As of last Friday, Facebook forced all fan pages to transition to Timeline. Whether you love or hate it, Facebook Timeline is here to stay. Why?
Well, the new timeline layout—on both fan pages and personal profiles—bank on the fact that Facebook users click and share images the most. The transition to timeline across Facebook came with a lot of disdain, which is nothing unusual when Facebook makes upgrades to its platform.
But what’s interesting is that the new features on Timeline allow nonprofits to do two things it couldn’t do before.
- Amplifies the page owner’s ability to deliver a message. The new fan page format puts a large image right at the top of the page, which is the first thing every user sees when they log onto a fan page. A picture says a thousand words, so choosing the right photo to represent your organization can say more with less.
- Timeline helps people write the cause’s story. There’s a saying that goes, “Journalism is the first draft of history.” The same goes with social media. We’re all journalists, and when we participate in a community about a cause we care so much about, we’re writing that story together when we post pictures, videos, links, and comments.
It’s exciting to see how Timeline is going to help tell the stories that need to be told, and the cover photos are just the beginning.
This Monday, I asked our users how the transition was for them and most everyone was excited about the change, getting creative with the photo they used for their covers. Here are 6 that I found to be creative and on-point.
USA for UNHCR
A lot of organizations working in areas that deal with difficult, heartbreaking situations find it challenging to deliver a message that’s compelling but doesn’t put people off. The photo USA for UNHCR picked is perfect to describe what they do. You look at this photo and you see the keywords: refugee, hardship, hope.

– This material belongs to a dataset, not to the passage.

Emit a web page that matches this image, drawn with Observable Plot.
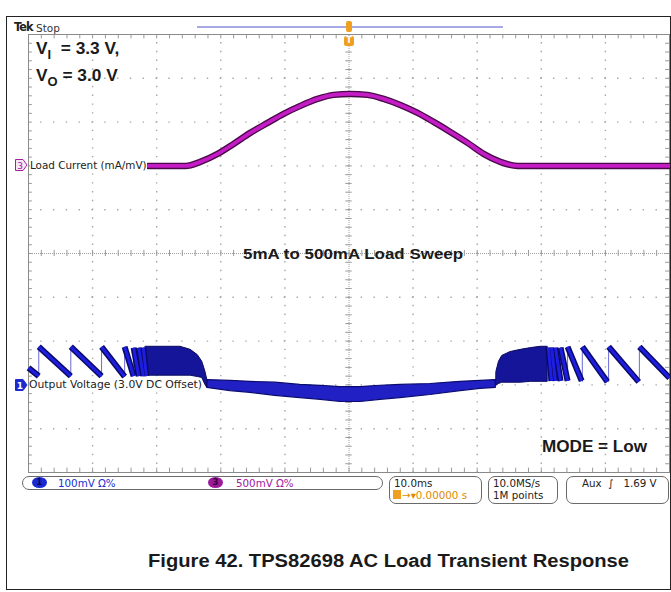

Granite Falls Historical Society
A simple message to deliver using your cover photo is the mission of your organization. In this case, Granite Falls Historical Society is working to preserve the history of their area. What better way than to use a photo of an actual historical artifact of their community?

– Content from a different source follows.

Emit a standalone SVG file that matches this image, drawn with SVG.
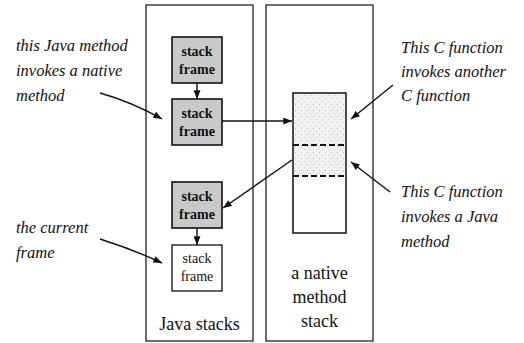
<svg xmlns="http://www.w3.org/2000/svg" width="524" height="343" viewBox="0 0 524 343">
<style>
.box{fill:#fff;stroke:#222;stroke-width:1.3}
.sf{fill:#c9c9c9;stroke:#111;stroke-width:1.6}
.sw{fill:#fff;stroke:#111;stroke-width:1.3}
text{font-family:'Liberation Serif',serif;fill:#111}
.ft{font-size:14px;text-anchor:middle}
.fb{font-weight:bold}
.lbl{font-size:18px;text-anchor:middle}
.it{font-size:16.5px;font-style:italic}
.ln{fill:none;stroke:#111;stroke-width:1.4}
.dash{fill:none;stroke:#111;stroke-width:2;stroke-dasharray:6,3}
</style>
<defs>
<marker id="ah" viewBox="0 0 10 8" refX="10" refY="4" markerWidth="9" markerHeight="7" markerUnits="userSpaceOnUse" orient="auto">
<path d="M0,0 L10,4 L0,8 Z" fill="#111"/>
</marker>
<pattern id="stip" width="6" height="6" patternUnits="userSpaceOnUse">
<rect width="6" height="6" fill="#f1f1f1"/>
<rect x="1" y="2" width="1" height="1" fill="#bbb"/>
<rect x="4" y="5" width="1" height="1" fill="#ccc"/>
</pattern>
</defs>
<g id="java-stacks">
<rect class="box" x="146" y="5" width="107" height="336"/>
<text class="lbl" x="199.5" y="330">Java stacks</text>
</g>
<g id="native-stack">
<rect class="box" x="266" y="5" width="107" height="336"/>
<rect x="293" y="93" width="53" height="83" fill="url(#stip)"/>
<rect x="293" y="93" width="53" height="140" fill="none" stroke="#111" stroke-width="1.5"/>
<line class="dash" x1="293" y1="145" x2="346" y2="145"/>
<line class="dash" x1="293" y1="176" x2="346" y2="176"/>
<text class="lbl" x="319.5" y="279">a native</text>
<text class="lbl" x="319.5" y="303">method</text>
<text class="lbl" x="319.5" y="327">stack</text>
</g>
<g id="frame1">
<rect class="sf" x="172" y="37" width="50" height="46"/>
<text class="ft fb" x="197" y="56">stack</text>
<text class="ft fb" x="197" y="74">frame</text>
</g>
<g id="frame2">
<rect class="sf" x="172" y="99" width="50" height="46"/>
<text class="ft fb" x="197" y="118">stack</text>
<text class="ft fb" x="197" y="136">frame</text>
</g>
<g id="frame3">
<rect class="sf" x="172" y="182" width="50" height="46"/>
<text class="ft fb" x="197" y="201">stack</text>
<text class="ft fb" x="197" y="219">frame</text>
</g>
<g id="frame4">
<rect class="sw" x="172" y="245" width="50" height="46"/>
<text class="ft" x="197" y="263">stack</text>
<text class="ft" x="197" y="281">frame</text>
</g>
<g id="notes">
<text class="it" x="16" y="51">this Java method</text>
<text class="it" x="16" y="76">invokes a native</text>
<text class="it" x="16" y="101">method</text>
<text class="it" x="16" y="233">the current</text>
<text class="it" x="16" y="258">frame</text>
<text class="it" x="401" y="53">This C function</text>
<text class="it" x="401" y="77">invokes another</text>
<text class="it" x="401" y="101">C function</text>
<text class="it" x="401" y="197">This C function</text>
<text class="it" x="401" y="222">invokes a Java</text>
<text class="it" x="401" y="247">method</text>
</g>
<g id="connectors">
<line class="ln" x1="197" y1="83" x2="197" y2="99" marker-end="url(#ah)"/>
<line class="ln" x1="197" y1="228" x2="197" y2="245" marker-end="url(#ah)"/>
<line class="ln" x1="222" y1="121" x2="292" y2="121" marker-end="url(#ah)"/>
<line class="ln" x1="292" y1="160" x2="223" y2="208" marker-end="url(#ah)"/>
<path class="ln" d="M100,93 Q132,102 162,119" marker-end="url(#ah)"/>
<path class="ln" d="M100,239 Q132,249 162,263" marker-end="url(#ah)"/>
<line class="ln" x1="393" y1="85" x2="351" y2="119" marker-end="url(#ah)"/>
<line class="ln" x1="390" y1="192" x2="351" y2="162" marker-end="url(#ah)"/>
</g>
</svg>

The execution of this cover photo was well done. On International Women’s Day, The Pixel Project made the switch to Timeline and premiered with this photo, capturing the essence of their organization: women, music, advocacy.
His Hands Support Ministries
His Hands Support Ministries is an organization that works to help children living in poverty, and this picture says just that.
C.S.S. Neuse II
The C.S.S. Neuse II is a small historical museum in Kinston, NC that gives tours around this retired ship. History, boat, fun. Doesn’t the picture say just that in an intriguing/artsy way?
People with Compassion for Pets
When I saw this, I jumped with joy! What better way to give a shout-out to your organization’s best advocates than by including their photo for the world to see? Brilliant idea from People with Compassion for Pets.